With the exception of a few long-term investors who may trade on a 100% cash basis, the overwhelming majority of Forex market participants are speculators. Because of this unusual duality of the Forex market (high leverage and almost universal use of stops), ‘stop hunting’ is a very common practice. Although it may have negative connotations to some readers, stop hunting is a legitimate form of trading. It is nothing more than the art of flushing the losing players out of the market. In Forex terms, they are known as ‘weak longs’ or ‘weak shorts.’ Much like a strong poker player who may take out less capable opponents by raising stakes and ‘buying the pot,’ large speculative players (like investment banks, hedge funds and money centre banks) like to gun stops in the hope of generating further directional momentum. In fact, the practice is so common in the Forex markets that any trader unaware of these price dynamics will probably suffer unnecessary losses.
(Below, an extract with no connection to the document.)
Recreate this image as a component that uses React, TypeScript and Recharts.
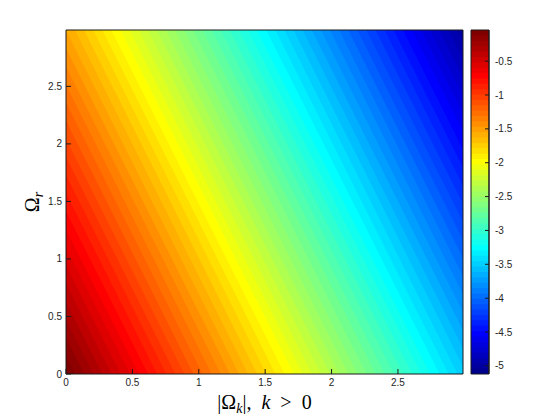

In trading currencies, market makers function as intermediaries in sales and purchases between two parties and two currencies. For example a bank will function as a market maker when it collects sellers of the US Dollar to then sell to investors who have Euros in exchange. The value of each currency is based on the current market value. To beat the Market Makers you need to understand the basic objectives of their activity. Overall, the Market Makers are traders and their objective is to make money.
The major difference between them and other traders is that they have the ability, through access to massive volumes, to move price at their will. So to make money, they aim to buy at a lower prices and then sell at higher prices. They achieve this by:
- Inducing traders to take positions
- Create panic and fear to induce traders to become emotional and think irrationally.
- Hit the Stops and Clear the Board.